The First Step Isn't Hard. It's Embarrassing.

When to Read This: When you know you need to start something — but every time you think about it, your chest tightens and you open Twitter instead.

When to Skip This: If you're looking for a system, a productivity hack, or someone to tell you exactly what to do. I don't have that.

I.

The first step isn't hard. It's embarrassing.

That's the part nobody tells you. They say "the first step is the hardest" — but that's not quite right. The first step is easy. It's the steps before the first step that are hard. The moment when you're still standing at the door, hand hovering over the handle, and your brain is running through every possible way this could go wrong.

I've been there more times than I can count.

Staring at a blank page. Staring at a project I've been avoiding. Staring at a conversation I need to have. Staring at a decision I need to make. And every time, the same thing happens: I don't move.

Not because I can't. Because moving means admitting that I've been not moving.

That's the embarrassing part.

II.

I once spent three weeks not writing a single sentence. Three weeks. Every day I told myself "today I'll write." Every day I opened the document, looked at it, and closed it.

It wasn't writer's block. I knew what I wanted to say. I just didn't want to say it badly. I didn't want to write something that was not good enough. So I protected myself from failure by not starting.

That was the moment I realized: the fear isn't about the work. It's about the exposure.

If I never start, nobody can judge me. If I never try, I never fail. If I never write that first sentence, I never have to look at it and think "that's terrible."

But the price of that protection is that you never move. And over time, the not-moving becomes heavier than the embarrassment.

III.

One day, I set a timer. Five minutes. I told myself: write anything. Even if it's garbage. Even if it's "I don't know what to write" repeated fifty times. Just fill five minutes.

I wrote three sentences. They were terrible. But I kept them. And the next day, I wrote five more sentences. Also terrible. But the day after that, I wrote something that wasn't completely terrible.

The point isn't that the terrible sentences turned into good sentences. The point is that the first step wasn't about quality. It was about breaking the seal.

The embarrassing part — writing badly, writing something I'd never want anyone to see — was exactly what I needed to do to get unstuck.

IV.

I've started to recognize the pattern now. When I'm stuck on something, it's almost never because I don't know what to do. It's because I know what to do, and the doing feels too exposed. Too raw. Too possible to get wrong.

The solution isn't courage. It's lowering the stakes.

The first step doesn't have to be good. It just has to be a step. A terrible paragraph. A five-minute timer. A question sent to someone even though you're afraid of the answer. A first sentence that you'll probably delete tomorrow.
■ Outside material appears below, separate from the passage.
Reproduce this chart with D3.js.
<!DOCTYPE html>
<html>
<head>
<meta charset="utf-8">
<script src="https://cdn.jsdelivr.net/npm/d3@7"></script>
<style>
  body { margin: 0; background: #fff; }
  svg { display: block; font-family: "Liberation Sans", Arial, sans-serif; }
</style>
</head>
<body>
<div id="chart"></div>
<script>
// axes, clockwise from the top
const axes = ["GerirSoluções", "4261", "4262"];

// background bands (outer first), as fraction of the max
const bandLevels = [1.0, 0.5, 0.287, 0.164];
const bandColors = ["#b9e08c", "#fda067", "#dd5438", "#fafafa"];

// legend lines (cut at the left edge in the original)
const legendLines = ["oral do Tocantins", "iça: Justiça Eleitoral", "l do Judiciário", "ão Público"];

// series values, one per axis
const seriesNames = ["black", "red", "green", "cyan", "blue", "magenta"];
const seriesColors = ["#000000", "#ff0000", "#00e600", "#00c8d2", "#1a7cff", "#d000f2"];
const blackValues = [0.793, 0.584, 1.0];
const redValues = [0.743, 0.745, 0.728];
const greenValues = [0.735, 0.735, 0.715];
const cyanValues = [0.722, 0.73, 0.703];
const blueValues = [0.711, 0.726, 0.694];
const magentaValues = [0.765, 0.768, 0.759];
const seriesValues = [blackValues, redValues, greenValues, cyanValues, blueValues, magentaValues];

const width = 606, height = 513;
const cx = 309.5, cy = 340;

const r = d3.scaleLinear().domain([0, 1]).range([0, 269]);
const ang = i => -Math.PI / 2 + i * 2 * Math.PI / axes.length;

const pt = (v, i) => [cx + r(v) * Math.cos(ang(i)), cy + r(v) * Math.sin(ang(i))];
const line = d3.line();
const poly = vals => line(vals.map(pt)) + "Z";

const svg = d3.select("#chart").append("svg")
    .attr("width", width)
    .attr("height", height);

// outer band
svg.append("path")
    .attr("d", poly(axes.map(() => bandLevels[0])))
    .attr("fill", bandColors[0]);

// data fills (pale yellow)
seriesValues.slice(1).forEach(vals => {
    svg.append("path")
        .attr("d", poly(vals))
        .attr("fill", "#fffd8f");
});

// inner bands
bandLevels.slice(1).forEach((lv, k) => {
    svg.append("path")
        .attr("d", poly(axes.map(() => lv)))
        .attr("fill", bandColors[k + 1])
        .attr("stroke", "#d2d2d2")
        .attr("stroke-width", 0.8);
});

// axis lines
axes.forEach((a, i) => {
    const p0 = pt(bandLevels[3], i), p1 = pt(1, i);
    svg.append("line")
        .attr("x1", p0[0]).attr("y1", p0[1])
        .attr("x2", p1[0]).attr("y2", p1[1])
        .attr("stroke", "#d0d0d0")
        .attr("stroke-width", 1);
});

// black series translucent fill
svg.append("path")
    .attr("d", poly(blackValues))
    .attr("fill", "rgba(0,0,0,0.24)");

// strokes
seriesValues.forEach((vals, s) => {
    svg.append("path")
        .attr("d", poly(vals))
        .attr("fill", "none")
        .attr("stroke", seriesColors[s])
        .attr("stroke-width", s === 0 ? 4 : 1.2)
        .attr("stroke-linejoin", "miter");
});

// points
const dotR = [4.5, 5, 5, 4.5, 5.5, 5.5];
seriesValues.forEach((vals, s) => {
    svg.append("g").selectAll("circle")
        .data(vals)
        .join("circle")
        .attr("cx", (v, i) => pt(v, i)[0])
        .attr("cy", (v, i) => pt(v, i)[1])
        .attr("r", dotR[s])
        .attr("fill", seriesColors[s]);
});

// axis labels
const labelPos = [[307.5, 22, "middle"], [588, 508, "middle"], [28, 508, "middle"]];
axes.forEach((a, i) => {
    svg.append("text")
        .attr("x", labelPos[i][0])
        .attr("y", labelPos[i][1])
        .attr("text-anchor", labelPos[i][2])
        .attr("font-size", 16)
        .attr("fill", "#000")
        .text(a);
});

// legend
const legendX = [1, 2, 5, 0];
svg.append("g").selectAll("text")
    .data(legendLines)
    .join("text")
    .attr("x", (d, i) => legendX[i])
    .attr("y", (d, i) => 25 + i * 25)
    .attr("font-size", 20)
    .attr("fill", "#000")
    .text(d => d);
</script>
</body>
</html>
The embarrassing first step is still a step. And once you've taken it, you're no longer the person who hasn't started.

V.

Later, after I'd gone through this cycle a few more times, I noticed something.

What got me unstuck wasn't a system or a plan or the perfect moment. It was a tiny, almost stupidly small action. I called it the switch.
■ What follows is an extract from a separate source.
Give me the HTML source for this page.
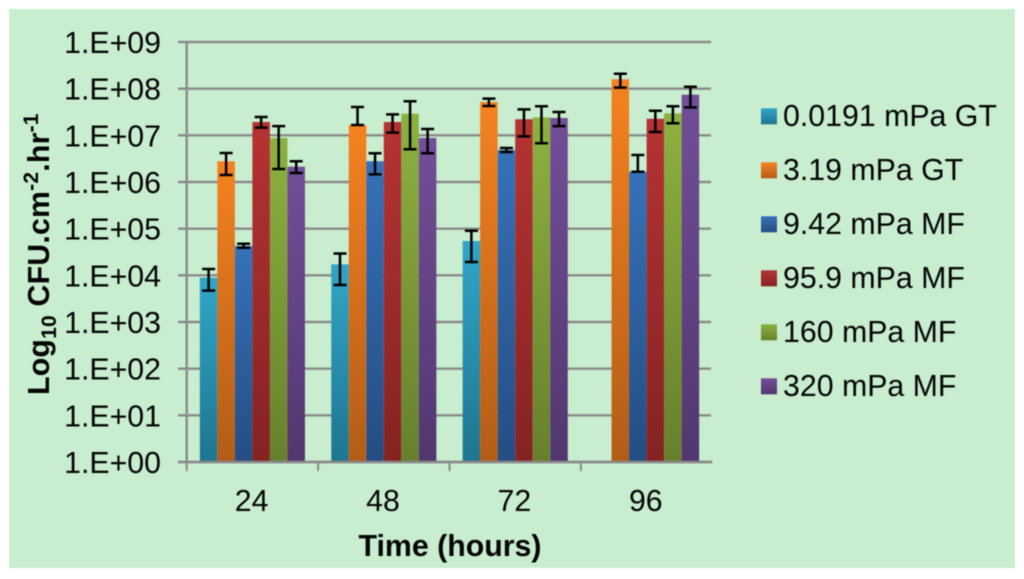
<!DOCTYPE html>
<html lang="en">
<head>
<meta charset="utf-8">
<title>CFU by time and shear stress</title>
<style>
html,body{margin:0;padding:0;background:#fff;width:1024px;height:579px;overflow:hidden}
svg{display:block;filter:blur(0.45px)}
text{font-family:"Liberation Sans",sans-serif;fill:#050505;font-size:30.3px}
</style>
</head>
<body>
<svg id="chart" xmlns="http://www.w3.org/2000/svg" width="1024" height="579" viewBox="0 0 1024 579">
  <defs id="defs"></defs>
  <rect x="9" y="9" width="1006" height="559" fill="#c8eecf"></rect>
  <g id="grid"></g>
  <g id="bars"></g>
  <g id="axes"></g>
  <g id="errors"></g>
  <g id="labels"></g>
  <g id="legend"></g>
  <text transform="translate(49,395) rotate(-90)" style="font-weight:bold;letter-spacing:0.2px">Log<tspan dy="7" style="font-size:21px">10</tspan><tspan dy="-7"> CFU.cm</tspan><tspan dy="-11" style="font-size:21px">-2</tspan><tspan dy="11">.hr</tspan><tspan dy="-11" style="font-size:21px">-1</tspan></text>
  <text x="450" y="556" text-anchor="middle" style="font-weight:bold">Time (hours)</text>
</svg>
<script>
const categories = ["24", "48", "72", "96"];
const tickLabels = ["1.E+00", "1.E+01", "1.E+02", "1.E+03", "1.E+04", "1.E+05", "1.E+06", "1.E+07", "1.E+08", "1.E+09"];
const seriesNames = ["0.0191 mPa GT", "3.19 mPa GT", "9.42 mPa MF", "95.9 mPa MF", "160 mPa MF", "320 mPa MF"];

const values0191 = [8.9e3, 1.72e4, 5.44e4, null];
const values319 = [2.78e6, 1.66e7, 5.18e7, 1.59e8];
const values942 = [4.25e4, 2.78e6, 4.85e6, 1.66e6];
const values959 = [1.93e7, 1.93e7, 2.21e7, 2.27e7];
const values160 = [8.77e6, 2.91e7, 2.43e7, 2.96e7];
const values320 = [2.13e6, 8.77e6, 2.35e7, 7.43e7];

const upper0191 = [1.37e4, 2.94e4, 9.05e4, null];
const upper319 = [4.18e6, 4.05e7, 6.1e7, 2.09e8];
const upper942 = [4.76e4, 4.12e6, 5.36e6, 3.79e6];
const upper959 = [2.47e7, 2.82e7, 3.61e7, 3.37e7];
const upper160 = [1.58e7, 5.36e7, 4.19e7, 4.19e7];
const upper320 = [2.78e6, 1.37e7, 3.16e7, 1.1e8];

const lower0191 = [4.7e3, 6.2e3, 1.93e4, null];
const lower319 = [1.41e6, 1.66e7, 4.25e7, 1.05e8];
const lower942 = [3.91e4, 1.46e6, 4.4e6, 1.66e6];
const lower959 = [1.46e7, 1.14e7, 9.5e6, 1.18e7];
const lower160 = [1.9e6, 5.02e6, 6.75e6, 1.81e7];
const lower320 = [1.56e6, 4.12e6, 1.58e7, 3.98e7];

const seriesValues = [values0191, values319, values942, values959, values160, values320];
const seriesUpper = [upper0191, upper319, upper942, upper959, upper160, upper320];
const seriesLower = [lower0191, lower319, lower942, lower959, lower160, lower320];
const seriesTopColors = ["#31a6c8", "#f58220", "#3672b9", "#b63333", "#8db140", "#724f98"];
const seriesBottomColors = ["#1f7590", "#b35d18", "#254d82", "#852323", "#68802d", "#52376f"];

const NS = "http://www.w3.org/2000/svg";
const plotLeft = 186.7, plotRight = 712.3, plotTop = 42, plotBottom = 462;
const barWidth = (plotRight - plotLeft) / categories.length / 7.5;

function yScale(v) {
  return plotBottom - (Math.log10(v) / (tickLabels.length - 1)) * (plotBottom - plotTop);
}
function categoryLeft(i) {
  return plotLeft + i * (plotRight - plotLeft) / categories.length;
}
function barX(c, s) {
  return categoryLeft(c) + barWidth * 0.75 + s * barWidth;
}
function make(tag, attrs, parent, text) {
  const el = document.createElementNS(NS, tag);
  for (const k in attrs) el.setAttribute(k, attrs[k]);
  if (text !== undefined) el.textContent = text;
  parent.appendChild(el);
  return el;
}

const defs = document.getElementById("defs");
const grid = document.getElementById("grid");
const bars = document.getElementById("bars");
const axes = document.getElementById("axes");
const errors = document.getElementById("errors");
const labels = document.getElementById("labels");
const legend = document.getElementById("legend");
const lineColor = "#8a8a8a";

seriesNames.forEach(function (name, s) {
  const g = make("linearGradient", { id: "grad" + s, x1: 0, y1: 0, x2: 0, y2: 1 }, defs);
  make("stop", { offset: "0", "stop-color": seriesTopColors[s] }, g);
  make("stop", { offset: "1", "stop-color": seriesBottomColors[s] }, g);
});

tickLabels.forEach(function (label, i) {
  const y = yScale(Math.pow(10, i));
  const line = make("line", { x1: 178, x2: 711, y1: y, y2: y, stroke: lineColor, "stroke-width": 2.4 }, grid);
  
  
  const t = make("text", { x: 161, y: y + 11, "text-anchor": "end" }, labels, label);
  
  
});

const yAxis = make("line", { x1: plotLeft, x2: plotLeft, y1: plotTop - 1, y2: plotBottom, stroke: lineColor, "stroke-width": 2.4 }, axes);



categories.forEach(function (cat, c) {
  const left = categoryLeft(c);
  const tick = make("line", { x1: left, x2: left, y1: plotBottom, y2: 471, stroke: lineColor, "stroke-width": 2 }, axes);
  
  
  const t = make("text", { x: left + (plotRight - plotLeft) / categories.length / 2 - 0.8, y: 511, "text-anchor": "middle" }, labels, cat);
  
  

  seriesValues.forEach(function (vals, s) {
    const v = vals[c];
    if (v === null) return;
    const x = barX(c, s);
    const top = yScale(v);
    const bar = make("rect", { x: x, y: top, width: barWidth, height: plotBottom - top, fill: "url(#grad" + s + ")" }, bars);
    
    

    const cx = x + barWidth / 2;
    const yu = yScale(seriesUpper[s][c]);
    const yl = yScale(seriesLower[s][c]);
    const err = make("path", {
      d: "M" + (cx - 6.5) + " " + yu + "H" + (cx + 6.5) + "M" + cx + " " + yu + "V" + yl + "M" + (cx - 6.5) + " " + yl + "H" + (cx + 6.5),
      fill: "none", stroke: "#000", "stroke-width": 2.5
    }, errors);
    
    
  });
});

const xAxis = make("line", { x1: 178, x2: plotRight, y1: plotBottom, y2: plotBottom, stroke: lineColor, "stroke-width": 2.4 }, axes);



seriesNames.forEach(function (name, s) {
  const rowY = 108.3 + s * 54;
  const swatch = make("rect", { x: 761, y: rowY, width: 16, height: 16, fill: "url(#grad" + s + ")" }, legend);
  
  
  const t = make("text", { x: 783, y: rowY + 17.7 }, legend, name);
  
  
});
</script>
</body>
</html>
The rule was simple: when I felt stuck, I didn't try to fix it. I just did one thing — the smallest possible thing in the direction I wanted to go. Write one word. Open one tab. Walk to the door. Press send.

Not to finish. Just to move.

Because here's what I learned: the state of being stuck isn't broken by solving the problem. It's broken by moving one millimeter. Once you've moved, you're a person in motion. And a person in motion is a different person from the one who was stuck.

The switch isn't a method. It's just a signal — a tiny green light that tells yourself: the door is still open. You can still walk through.

If you're stuck right now on something, try this: find your smallest possible action. One word. One step. One second. Do it. Then stop if you want. Tomorrow, you can decide whether to do it again.

This isn't a pitch. Just a direction.

This piece is free. If you tried the smallest action and want to know what comes next — or if you haven't found your switch yet — I wrote a few more steps on the other side.

One Last Thing

I'm not here to tell you that the first step is easy. It's not. It's embarrassing and uncomfortable and you'll probably do it badly.

But you can do it badly and still move. That's the whole point.